In other examples of a dual-genre format, like the Metal Gear Solid series, you can decide if you hate stealth more than the usual action or vice versa and change the difficulty settings accordingly. Of course, in that sort of game either option would be equally viable, but occasionally one or the other is impossible to avoid. This was the case with the recent Alpha Protocol - forcing players into a combat with the game's final boss with little recourse from any non-combat approach that they had previously focused on.

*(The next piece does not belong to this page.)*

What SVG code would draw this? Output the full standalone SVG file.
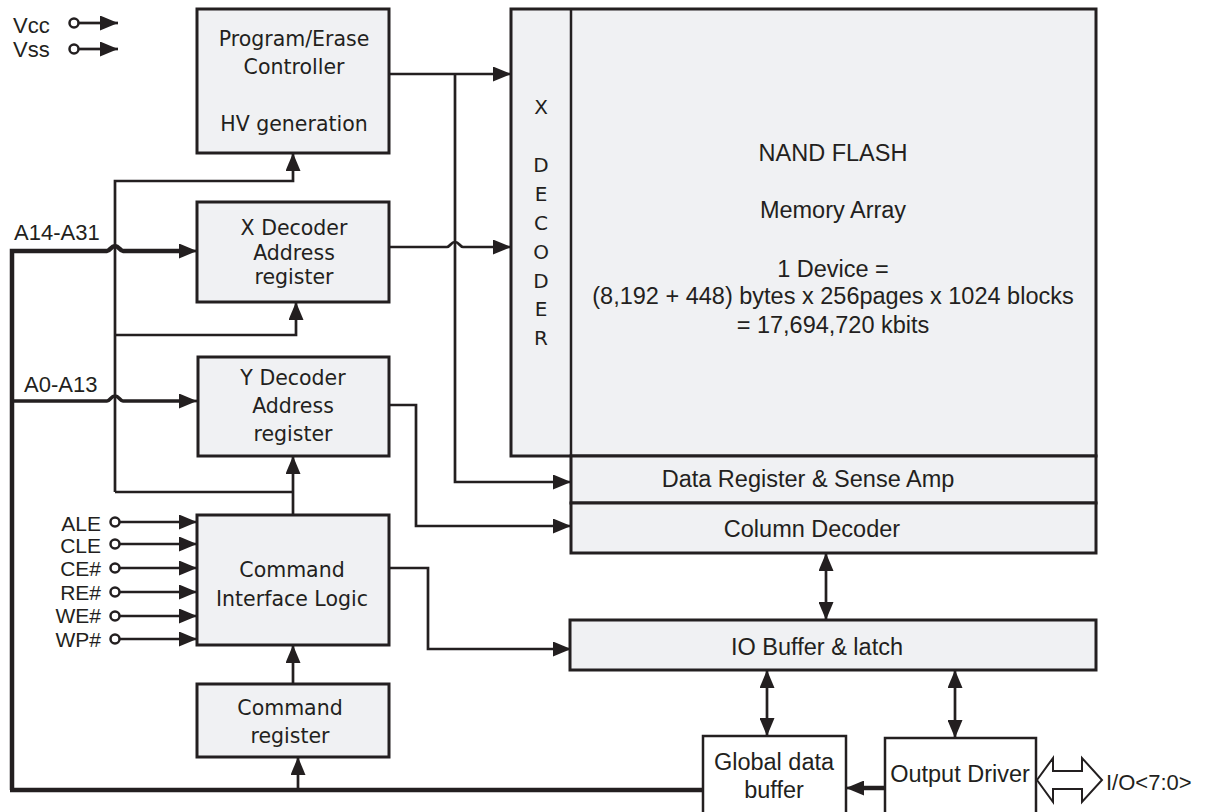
<svg xmlns="http://www.w3.org/2000/svg" width="1206" height="812" viewBox="0 0 1206 812">
<style>
.box{fill:#f0f1f3;stroke:#231f20;stroke-width:3}
.wbox{fill:#ffffff;stroke:#231f20;stroke-width:2.5}
.ln{fill:none;stroke:#231f20;stroke-width:2.7}
.thick{fill:none;stroke:#231f20;stroke-width:4.5}
.mid{fill:none;stroke:#231f20;stroke-width:3.5}
.v{font-family:"DejaVu Sans",Verdana,sans-serif;font-size:20.5px;fill:#231f20;text-anchor:middle}
.a{font-family:"Liberation Sans",Arial,sans-serif;font-size:23.5px;fill:#231f20;text-anchor:middle}
.lbl{font-family:"Liberation Sans",Arial,sans-serif;font-size:22px;fill:#231f20}
.pl{font-family:"Liberation Sans",Arial,sans-serif;font-size:21px;fill:#231f20;text-anchor:end}
.dec{font-family:"DejaVu Sans",Verdana,sans-serif;font-size:20px;fill:#231f20;text-anchor:middle}
.pin{fill:#ffffff;stroke:#231f20;stroke-width:2.5}
</style>
<defs>
<marker id="ah" viewBox="0 0 18 15" refX="18" refY="7.5" markerWidth="18" markerHeight="15" markerUnits="userSpaceOnUse" orient="auto-start-reverse">
<path d="M0,0 L18,7.5 L0,15 z" fill="#231f20"/>
</marker>
</defs>

<g id="connectors">
<path class="ln" d="M389,74 H511" marker-end="url(#ah)"/>
<path class="ln" d="M455,74 V482 H571" marker-end="url(#ah)"/>
<path class="ln" d="M389,247 H447 C450,247 451,242 455,242 C459,242 460,247 463,247 H511" marker-end="url(#ah)"/>
<path class="ln" d="M389,405 H416 V526 H571" marker-end="url(#ah)"/>
<path class="ln" d="M389,568 H428 V649 H571" marker-end="url(#ah)"/>
<path class="ln" d="M115,492 V181 H293 V153" marker-end="url(#ah)"/>
<path class="ln" d="M115,335 H296 V302" marker-end="url(#ah)"/>
<path class="ln" d="M115,492 H293"/>
<path class="ln" d="M293,515 V456" marker-end="url(#ah)"/>
<path class="thick" d="M12,790 V251 H107 C110,251 111,246 115,246 C119,246 120,251 123,251 H183"/>
<path class="ln" d="M180,251 H197" marker-end="url(#ah)"/>
<path class="mid" d="M12,401 H107 C110,401 111,396 115,396 C119,396 120,401 123,401 H183"/>
<path class="ln" d="M180,401 H197" marker-end="url(#ah)"/>
<path class="thick" d="M10,790 H703"/>
<path class="ln" d="M298,790 V757" marker-end="url(#ah)"/>
<path class="ln" d="M293,684 V645" marker-end="url(#ah)"/>
<path class="ln" d="M826,553 V620" marker-start="url(#ah)" marker-end="url(#ah)"/>
<path class="ln" d="M767,670 V736" marker-start="url(#ah)" marker-end="url(#ah)"/>
<path class="ln" d="M955,670 V738" marker-start="url(#ah)" marker-end="url(#ah)"/>
<path class="thick" d="M885,788 H860"/>
<path class="ln" d="M865,788 H846" marker-end="url(#ah)"/>
<path d="M1037,780 L1053,758 V771 H1082 V758 L1102,780 L1082,802 V789 H1053 V802 z" fill="#ffffff" stroke="#231f20" stroke-width="2"/>
<path class="ln" d="M78,23 H101"/>
<path class="ln" d="M100,23 H118" marker-end="url(#ah)"/>
<path class="ln" d="M78,49 H101"/>
<path class="ln" d="M100,49 H118" marker-end="url(#ah)"/>
<circle class="pin" cx="74" cy="23" r="4.5"/>
<circle class="pin" cx="74" cy="49" r="4.5"/>
<path class="ln" d="M119,522 H197" marker-end="url(#ah)"/>
<path class="ln" d="M119,544 H197" marker-end="url(#ah)"/>
<path class="ln" d="M119,568 H197" marker-end="url(#ah)"/>
<path class="ln" d="M119,592 H197" marker-end="url(#ah)"/>
<path class="ln" d="M119,616 H197" marker-end="url(#ah)"/>
<path class="ln" d="M119,639 H197" marker-end="url(#ah)"/>
<circle class="pin" cx="115" cy="522" r="4.5"/>
<circle class="pin" cx="115" cy="544" r="4.5"/>
<circle class="pin" cx="115" cy="568" r="4.5"/>
<circle class="pin" cx="115" cy="592" r="4.5"/>
<circle class="pin" cx="115" cy="616" r="4.5"/>
<circle class="pin" cx="115" cy="639" r="4.5"/>
</g>

<g id="labels">
<text class="lbl" x="13" y="33">Vcc</text>
<text class="lbl" x="13" y="57">Vss</text>
<text class="lbl" x="14" y="240">A14-A31</text>
<text class="lbl" x="24" y="392">A0-A13</text>
<text class="pl" x="101" y="531">ALE</text>
<text class="pl" x="101" y="553">CLE</text>
<text class="pl" x="101" y="576">CE#</text>
<text class="pl" x="101" y="600">RE#</text>
<text class="pl" x="101" y="623">WE#</text>
<text class="pl" x="101" y="647">WP#</text>
<text class="lbl" x="1106" y="790">I/O&lt;7:0&gt;</text>
</g>

<g id="pe-controller">
<rect class="box" x="197" y="9" width="192" height="144"/>
<text class="v" x="294" y="46">Program/Erase</text>
<text class="v" x="294" y="74">Controller</text>
<text class="v" x="294" y="131">HV generation</text>
</g>

<g id="x-decoder-reg">
<rect class="box" x="197" y="202" width="192" height="100"/>
<text class="v" x="294" y="235">X Decoder</text>
<text class="v" x="294" y="260">Address</text>
<text class="v" x="294" y="284">register</text>
</g>

<g id="y-decoder-reg">
<rect class="box" x="198" y="357" width="191" height="99"/>
<text class="v" x="293" y="385">Y Decoder</text>
<text class="v" x="293" y="413">Address</text>
<text class="v" x="293" y="441">register</text>
</g>

<g id="cil">
<rect class="box" x="197" y="515" width="192" height="130"/>
<text class="v" x="292" y="577">Command</text>
<text class="v" x="292" y="606">Interface Logic</text>
</g>

<g id="cmd-reg">
<rect class="box" x="197" y="684" width="192" height="73"/>
<text class="v" x="290" y="715">Command</text>
<text class="v" x="290" y="743">register</text>
</g>

<g id="nand">
<rect class="box" x="511" y="9" width="585" height="447" stroke-width="2.5"/>
<line x1="571" y1="9" x2="571" y2="456" stroke="#231f20" stroke-width="2.5"/>
<text class="dec" x="541" y="114">X</text>
<text class="dec" x="541" y="172">D</text>
<text class="dec" x="541" y="201">E</text>
<text class="dec" x="541" y="230">C</text>
<text class="dec" x="541" y="259">O</text>
<text class="dec" x="541" y="288">D</text>
<text class="dec" x="541" y="316">E</text>
<text class="dec" x="541" y="345">R</text>
<text class="a" x="833" y="161">NAND FLASH</text>
<text class="a" x="833" y="218">Memory Array</text>
<text class="a" x="833" y="277">1 Device =</text>
<text class="a" x="833" y="304">(8,192 + 448) bytes x 256pages x 1024 blocks</text>
<text class="a" x="833" y="333">= 17,694,720 kbits</text>
</g>

<g id="data-register">
<rect class="box" x="571" y="456" width="525" height="47" stroke-width="2.5"/>
<text class="a" x="808" y="487">Data Register &amp; Sense Amp</text>
</g>

<g id="column-decoder">
<rect class="box" x="571" y="503" width="525" height="50" stroke-width="2.5"/>
<text class="a" x="812" y="537">Column Decoder</text>
</g>

<g id="io-buffer">
<rect class="box" x="570" y="620" width="526" height="50" stroke-width="2.5"/>
<text class="a" x="817" y="655">IO Buffer &amp; latch</text>
</g>

<g id="global-buffer">
<rect class="wbox" x="703" y="736" width="143" height="80"/>
<text class="a" x="774" y="770">Global data</text>
<text class="a" x="774" y="798">buffer</text>
</g>

<g id="output-driver">
<rect class="wbox" x="885" y="738" width="151" height="78"/>
<text class="a" x="960" y="782">Output Driver</text>
</g>
</svg>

Other examples, from one of my favorite genres:
RPGs
Battle Complexity/Difficulty - Not only making monsters stronger, but increasing the complexity behind the strategy required to defeat them - such as a stronger emphasis on elemental classes or weapon types. A "Difficult" setting will be equivalent to a standard MegaTen battle - victory is only assured by being properly prepared. An "Easy" setting, however, might simply auto-fight the battles for you and tell you how you fared, allowing you to focus on something else.
Dungeon Complexity/Difficulty - If you prefer the fighting to the exploring, setting this to "Easy" will simply line up a series of random battles before a boss battle with between-battle prizes that basically consist of "gold", "health potion" and "mana potion", instead of creating a dungeon to explore. A "Difficult" setting will give you various dungeon puzzles to solve (usually involving keys, switches or pushing blocks), maze-like corridors and a more varied treasure haul that might require inventory micromanagement.
Story Complexity/Difficulty - If you're the impatient type who skips cutscenes, setting this to "Easy" will simply weed out any unnecessary character-building cutscene and leave you with the bare essential exposition needed to tell you where to go next. Of course, setting it to "Difficult" will just unleash every minor piece of chitchat between the characters for you to enjoy. Actually, this is more of a gag suggestion.

As games continue to "casualize" and find audiences from absolutely any walk of life, it'll grow more important that video games can be both challenging to the twitch-reaction hardcore crowd as well as approachable to the casuals alike, without dumbing it down so much that it becomes "Baby's First Video Game". The basic "Easy, Medium, Hard" system won't suffice forever.